Key length limitations in MySQL

Suppose I try to create a table with a primary key that’s varchar(500), and MySQL complains the key length is longer than the maximum of 1000 bytes. 500 is less than 1000. What’s happening? Plus, a tasty (yet apparently harmless) bug in MySQL.

Here’s a statement that will fail on most servers:

CREATE TABLE test(c VARCHAR(250), d VARCHAR(250), PRIMARY KEY(c,d));
ERROR 1071 (42000): Specified key was too long; max key LENGTH IS 1000 bytes

Why does it fail? Simple; my default character set is multi-byte:

show variables like '%char%';
+--------------------------+----------------------------+
| Variable_name            | Value                      |
+--------------------------+----------------------------+
| character_set_client     | latin1                     |
| character_set_connection | latin1                     |
| character_set_database   | utf8                       |
| character_set_filesystem | binary                     |
| character_set_results    | latin1                     |
| character_set_server     | utf8                       |
| character_set_system     | utf8                       |
| character_sets_dir       | /usr/share/mysql/charsets/ |
+--------------------------+----------------------------+

While most characters will fit in one or two bytes, the utf8 encoding of Unicode, as implemented by MySQL can require up to 3 bytes per character, so MySQL must be pessimistic and assume the worst-case scenario of every character requiring 3 bytes. It’s easy to see this by trying to create a table with a single VARCHAR(334) primary key. It will fail, but VARCHAR(333) will succeed, because 3 * 333 is less than 1000 bytes.

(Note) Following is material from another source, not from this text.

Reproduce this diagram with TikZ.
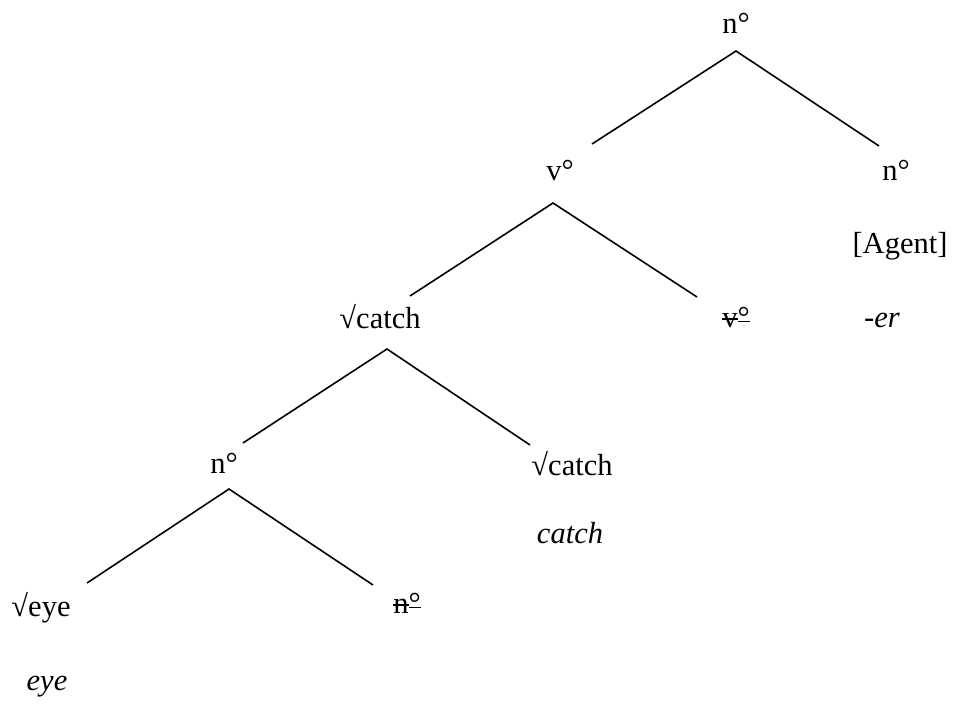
\documentclass[tikz,border=0pt]{standalone}
\usepackage{fontspec}
\setmainfont{Liberation Serif}
\newcommand\strk[2]{\setbox0\hbox{#1}\setbox2\hbox{#2}\rlap{\rule[0.24em]{\wd0}{0.05em}}\box0\rlap{\rule[0.15em]{\wd2}{0.05em}}\box2}
\begin{document}
\begin{tikzpicture}[x=1pt,y=-1pt,
  lbl/.style={anchor=base,inner sep=0pt,font=\fontsize{30.5}{36}\selectfont},
  branch/.style={line width=1.6pt,line cap=butt,line join=miter}]
\useasboundingbox (0,0) rectangle (958,707);
% labels
\node[lbl] (n0) at (736,33) {n°};
\node[lbl] (v0) at (560,180) {v°};
\node[lbl] (n1) at (896,180) {n°};
\node[lbl] (agent) at (900,253) {[Agent]};
\node[lbl] (rc1) at (380,328) {√catch};
\node[lbl] (vt) at (736,327) {\strk{v}{°}};
\node[lbl] (er) at (882,327) {\itshape -er};
\node[lbl] (n2) at (224,473) {n°};
\node[lbl] (rc2) at (572,475) {√catch};
\node[lbl] (catch) at (570,543) {\itshape catch};
\node[lbl] (reye) at (41,616) {√eye};
\node[lbl] (nt) at (407,613) {\strk{n}{°}};
\node[lbl] (eye) at (47,690) {\itshape eye};
% branch points
\coordinate (a0) at (736,51);
\coordinate (a0l) at (592,144);
\coordinate (a0r) at (879,146);
\coordinate (a1) at (553,203);
\coordinate (a1l) at (410,296);
\coordinate (a1r) at (697,297);
\coordinate (a2) at (387,349);
\coordinate (a2l) at (243,443);
\coordinate (a2r) at (530,445);
\coordinate (a3) at (229,489);
\coordinate (a3l) at (87,583);
\coordinate (a3r) at (373,585);
% branches
\draw[branch] (a0l) -- (a0) -- (a0r);
\draw[branch] (a1l) -- (a1) -- (a1r);
\draw[branch] (a2l) -- (a2) -- (a2r);
\draw[branch] (a3l) -- (a3) -- (a3r);
\end{tikzpicture}
\end{document}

Here’s a fun bug (bug #18927):

mysql> CREATE TABLE test(c VARCHAR(250), d VARCHAR(250),PRIMARY KEY(c,d));
ERROR 1071 (42000): Specified key was too long; max key LENGTH IS 1000 bytes
mysql> CREATE TABLE test(c VARCHAR(334), d VARCHAR(334), PRIMARY KEY(c,d));
ERROR 1071 (42000): Specified key was too long; max key LENGTH IS 999 bytes

Sometimes it says 999, sometimes 1000. I have no idea why. Rounding, maybe?

It may be a good idea to check the default character set to get the best performance out of a database. If there’s no need for multi-byte encodings, switching to a single-byte encoding might be significantly more efficient. It’s especially important to keep indexes as small as possible.